We now know why the administration wanted secrecy, thanks to leaks of internal government memos detailing its strategy. The United States brought prisoners to Guantanamo after Sept. 11, 2001, precisely to avoid habeas corpus and any other legal constraints. President Bush labeled all the detainees “unlawful enemy combatants” and denied them any protections under the Geneva Conventions. Before long, interrogators felt free to act without any check against abuses.

Today, the worst interrogation practices have ceased, but the fundamental problem remains: The Guantanamo detainees (who still number more than 300) have never had their day in court to challenge the accusations against them.

Instead, the administration set up hearings known as Combatant Status Review Tribunals. It claims that these provide an “adequate substitute” for habeas corpus. But the tribunals do not come close to passing constitutional muster.

For centuries, habeas corpus has been a key safeguard against the arbitrary exercise of executive power. It guarantees individuals deprived of their liberty the opportunity to challenge the accusations against them before an impartial judge. The Combatant Status Review Tribunals, by contrast, deny detainees the assistance of counsel, rely largely on secret evidence and prevent detainees from presenting evidence that could establish their innocence.

Further, the tribunals are permeated by command influence. Made up of panels of midlevel officers, the tribunals were convened to review decisions that had already been made, “through multiple levels of review,” that the detainees were enemy combatants. The officers were given no institutional protections of independence. In order to find that the detainees had been improperly classified as enemy combatants, the tribunals would have had to reject the conclusions of their superiors.

The most damning evidence against the tribunals comes not from human rights advocates but from longtime military officials.

Lt. Col. Stephen Abraham, a 26-year veteran of military intelligence who assisted in setting up the tribunals, has described how they made decisions based on a haphazard collection of generic information that “lacked even the most fundamental earmarks of objectively credible evidence.”

Colonel Abraham has also detailed how different government agencies withheld exculpatory evidence from the tribunals and how the three-member panels were pressured from above to find that detainees were enemy combatants.

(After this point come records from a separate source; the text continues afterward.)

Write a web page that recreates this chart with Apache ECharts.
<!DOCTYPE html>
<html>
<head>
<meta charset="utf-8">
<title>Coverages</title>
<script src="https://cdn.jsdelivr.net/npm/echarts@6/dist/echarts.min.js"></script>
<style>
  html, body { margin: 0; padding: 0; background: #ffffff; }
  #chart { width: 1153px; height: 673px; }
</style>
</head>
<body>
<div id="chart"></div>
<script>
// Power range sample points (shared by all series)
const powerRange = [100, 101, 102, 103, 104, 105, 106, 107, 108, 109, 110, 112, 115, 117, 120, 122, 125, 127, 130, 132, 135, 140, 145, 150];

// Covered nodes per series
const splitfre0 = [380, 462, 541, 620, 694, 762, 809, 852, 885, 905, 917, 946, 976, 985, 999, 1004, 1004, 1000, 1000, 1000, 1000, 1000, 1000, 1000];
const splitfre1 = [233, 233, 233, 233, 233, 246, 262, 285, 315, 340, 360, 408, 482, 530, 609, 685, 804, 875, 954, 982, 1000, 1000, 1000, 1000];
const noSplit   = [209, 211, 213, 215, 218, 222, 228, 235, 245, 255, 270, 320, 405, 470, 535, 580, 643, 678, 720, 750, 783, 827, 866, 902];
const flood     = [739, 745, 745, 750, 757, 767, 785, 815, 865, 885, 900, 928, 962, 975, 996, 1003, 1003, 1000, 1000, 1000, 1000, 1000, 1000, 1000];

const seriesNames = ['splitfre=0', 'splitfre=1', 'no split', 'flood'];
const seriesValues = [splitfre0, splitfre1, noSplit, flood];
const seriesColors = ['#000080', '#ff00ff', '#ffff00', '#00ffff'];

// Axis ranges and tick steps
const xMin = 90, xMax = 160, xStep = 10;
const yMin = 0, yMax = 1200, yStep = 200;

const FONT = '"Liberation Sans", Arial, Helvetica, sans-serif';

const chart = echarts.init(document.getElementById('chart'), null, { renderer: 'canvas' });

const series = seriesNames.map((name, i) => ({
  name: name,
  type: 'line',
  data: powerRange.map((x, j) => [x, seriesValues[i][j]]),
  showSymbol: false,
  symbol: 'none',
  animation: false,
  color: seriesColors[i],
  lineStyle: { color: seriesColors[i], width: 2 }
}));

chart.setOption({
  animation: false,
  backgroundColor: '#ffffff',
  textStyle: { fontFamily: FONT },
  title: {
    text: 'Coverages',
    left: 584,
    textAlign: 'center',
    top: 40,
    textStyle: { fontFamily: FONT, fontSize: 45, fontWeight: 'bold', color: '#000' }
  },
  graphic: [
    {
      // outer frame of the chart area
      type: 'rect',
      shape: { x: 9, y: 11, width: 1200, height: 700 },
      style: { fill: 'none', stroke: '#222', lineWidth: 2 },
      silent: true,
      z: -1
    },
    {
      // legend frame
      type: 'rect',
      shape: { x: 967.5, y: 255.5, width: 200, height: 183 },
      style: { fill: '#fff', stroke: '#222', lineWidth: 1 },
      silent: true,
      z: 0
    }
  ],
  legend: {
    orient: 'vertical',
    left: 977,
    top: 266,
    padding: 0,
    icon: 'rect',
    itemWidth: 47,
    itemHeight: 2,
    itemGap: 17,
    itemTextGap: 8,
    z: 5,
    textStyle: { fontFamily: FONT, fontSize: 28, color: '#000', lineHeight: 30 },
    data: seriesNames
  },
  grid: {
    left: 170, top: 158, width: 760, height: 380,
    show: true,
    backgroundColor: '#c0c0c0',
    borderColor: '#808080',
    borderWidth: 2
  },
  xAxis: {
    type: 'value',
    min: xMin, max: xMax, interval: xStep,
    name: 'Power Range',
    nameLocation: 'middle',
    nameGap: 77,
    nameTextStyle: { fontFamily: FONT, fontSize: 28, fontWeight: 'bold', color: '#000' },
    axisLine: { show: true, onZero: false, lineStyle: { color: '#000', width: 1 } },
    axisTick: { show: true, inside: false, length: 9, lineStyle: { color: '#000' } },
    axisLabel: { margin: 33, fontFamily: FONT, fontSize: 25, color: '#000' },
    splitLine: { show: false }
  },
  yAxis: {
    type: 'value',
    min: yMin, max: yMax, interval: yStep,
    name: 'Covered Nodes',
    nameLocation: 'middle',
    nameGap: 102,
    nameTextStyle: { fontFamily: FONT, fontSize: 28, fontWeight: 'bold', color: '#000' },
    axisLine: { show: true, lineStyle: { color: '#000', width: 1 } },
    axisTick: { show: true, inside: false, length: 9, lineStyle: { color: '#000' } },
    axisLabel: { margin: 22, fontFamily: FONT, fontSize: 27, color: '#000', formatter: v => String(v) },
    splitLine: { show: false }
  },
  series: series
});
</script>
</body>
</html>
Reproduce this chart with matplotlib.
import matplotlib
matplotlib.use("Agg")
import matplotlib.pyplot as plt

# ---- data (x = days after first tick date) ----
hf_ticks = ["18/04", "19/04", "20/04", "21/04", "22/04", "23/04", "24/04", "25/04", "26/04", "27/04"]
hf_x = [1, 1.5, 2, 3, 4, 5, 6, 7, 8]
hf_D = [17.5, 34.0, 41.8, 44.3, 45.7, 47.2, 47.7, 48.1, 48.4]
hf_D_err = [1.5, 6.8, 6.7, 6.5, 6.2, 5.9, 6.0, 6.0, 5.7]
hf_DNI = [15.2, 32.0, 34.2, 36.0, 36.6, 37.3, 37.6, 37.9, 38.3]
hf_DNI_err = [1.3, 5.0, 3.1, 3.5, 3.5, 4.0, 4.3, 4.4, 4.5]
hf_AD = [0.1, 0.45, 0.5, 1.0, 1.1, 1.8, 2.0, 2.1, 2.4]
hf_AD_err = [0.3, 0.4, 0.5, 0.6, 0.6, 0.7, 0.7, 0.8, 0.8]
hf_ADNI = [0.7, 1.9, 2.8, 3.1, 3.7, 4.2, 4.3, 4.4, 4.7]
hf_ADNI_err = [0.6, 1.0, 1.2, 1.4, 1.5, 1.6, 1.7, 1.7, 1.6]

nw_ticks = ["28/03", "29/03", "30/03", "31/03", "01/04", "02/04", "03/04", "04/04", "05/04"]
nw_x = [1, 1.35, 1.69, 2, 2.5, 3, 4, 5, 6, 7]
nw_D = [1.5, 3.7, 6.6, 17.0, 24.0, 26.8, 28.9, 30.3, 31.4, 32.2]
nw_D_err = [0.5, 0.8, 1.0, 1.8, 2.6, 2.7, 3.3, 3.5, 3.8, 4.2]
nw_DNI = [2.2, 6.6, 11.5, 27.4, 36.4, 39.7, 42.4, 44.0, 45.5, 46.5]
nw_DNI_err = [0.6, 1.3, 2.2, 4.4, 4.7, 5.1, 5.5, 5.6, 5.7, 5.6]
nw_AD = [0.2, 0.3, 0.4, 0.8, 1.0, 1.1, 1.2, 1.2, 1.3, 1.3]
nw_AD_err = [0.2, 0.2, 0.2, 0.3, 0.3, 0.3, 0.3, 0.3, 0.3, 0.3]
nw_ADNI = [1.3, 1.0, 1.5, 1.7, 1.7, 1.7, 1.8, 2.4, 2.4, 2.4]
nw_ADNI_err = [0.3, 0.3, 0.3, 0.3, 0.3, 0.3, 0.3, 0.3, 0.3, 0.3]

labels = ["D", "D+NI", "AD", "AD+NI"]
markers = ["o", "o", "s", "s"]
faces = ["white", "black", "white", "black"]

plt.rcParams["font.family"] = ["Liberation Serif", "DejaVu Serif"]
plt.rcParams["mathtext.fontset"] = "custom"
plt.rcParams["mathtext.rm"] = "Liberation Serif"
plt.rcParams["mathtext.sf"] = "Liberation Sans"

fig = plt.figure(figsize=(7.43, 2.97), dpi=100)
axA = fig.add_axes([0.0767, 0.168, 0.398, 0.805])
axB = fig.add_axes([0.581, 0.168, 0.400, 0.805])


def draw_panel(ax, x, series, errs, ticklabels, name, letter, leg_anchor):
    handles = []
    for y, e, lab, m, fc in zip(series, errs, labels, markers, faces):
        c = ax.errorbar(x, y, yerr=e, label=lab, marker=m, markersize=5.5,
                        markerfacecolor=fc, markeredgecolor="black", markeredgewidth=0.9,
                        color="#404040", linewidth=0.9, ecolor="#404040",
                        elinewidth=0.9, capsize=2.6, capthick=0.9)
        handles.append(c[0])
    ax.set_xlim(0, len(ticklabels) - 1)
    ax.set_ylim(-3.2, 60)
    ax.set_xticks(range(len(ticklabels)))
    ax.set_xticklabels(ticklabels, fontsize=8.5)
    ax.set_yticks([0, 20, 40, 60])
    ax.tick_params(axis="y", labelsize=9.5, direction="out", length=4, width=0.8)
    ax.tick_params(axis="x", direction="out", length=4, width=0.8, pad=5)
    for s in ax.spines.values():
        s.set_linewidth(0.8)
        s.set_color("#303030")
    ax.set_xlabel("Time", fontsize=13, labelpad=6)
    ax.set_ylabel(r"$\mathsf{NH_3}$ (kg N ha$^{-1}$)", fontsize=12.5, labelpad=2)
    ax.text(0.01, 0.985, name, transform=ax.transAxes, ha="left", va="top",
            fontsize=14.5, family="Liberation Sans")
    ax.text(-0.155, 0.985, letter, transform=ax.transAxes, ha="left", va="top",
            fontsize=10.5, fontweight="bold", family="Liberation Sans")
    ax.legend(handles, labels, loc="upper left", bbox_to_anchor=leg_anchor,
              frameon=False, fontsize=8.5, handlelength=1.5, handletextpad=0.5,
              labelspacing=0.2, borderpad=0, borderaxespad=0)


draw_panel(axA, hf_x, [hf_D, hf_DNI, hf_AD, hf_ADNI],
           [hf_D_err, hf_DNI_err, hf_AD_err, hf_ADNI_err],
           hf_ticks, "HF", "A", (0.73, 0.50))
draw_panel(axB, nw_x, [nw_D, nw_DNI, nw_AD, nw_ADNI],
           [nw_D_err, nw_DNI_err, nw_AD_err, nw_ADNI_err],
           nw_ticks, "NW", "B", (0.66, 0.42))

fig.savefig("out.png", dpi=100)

On the few occasions the panels disagreed, Colonel Abraham explains, their superiors ordered them to conduct “do-overs” until they reached the desired result.

Of course, the tribunals were not designed to test the government’s allegations. Rather, they were created to give the appearance of a lawful process for people the administration maintained were not entitled to any process at all.

At bottom, the administration’s argument is the same now as it was when the first prisoners arrived at Guantanamo six years ago: Courts should trust the executive when it comes to terrorism. Even fundamental rights such as habeas corpus, the administration says, must yield to executive say-so on questions of national security.

But experience has taught the opposite: that sweeping claims of presidential power to fight terrorism make habeas corpus more, not less, important. We now know that a number of detainees at Guantanamo were innocent of wrongdoing, including dozens of Uighurs from northwestern China who languished in U.S. custody for years.

Habeas corpus helps ensure not only that the executive detains the right people but also that America remains committed to the rule of law.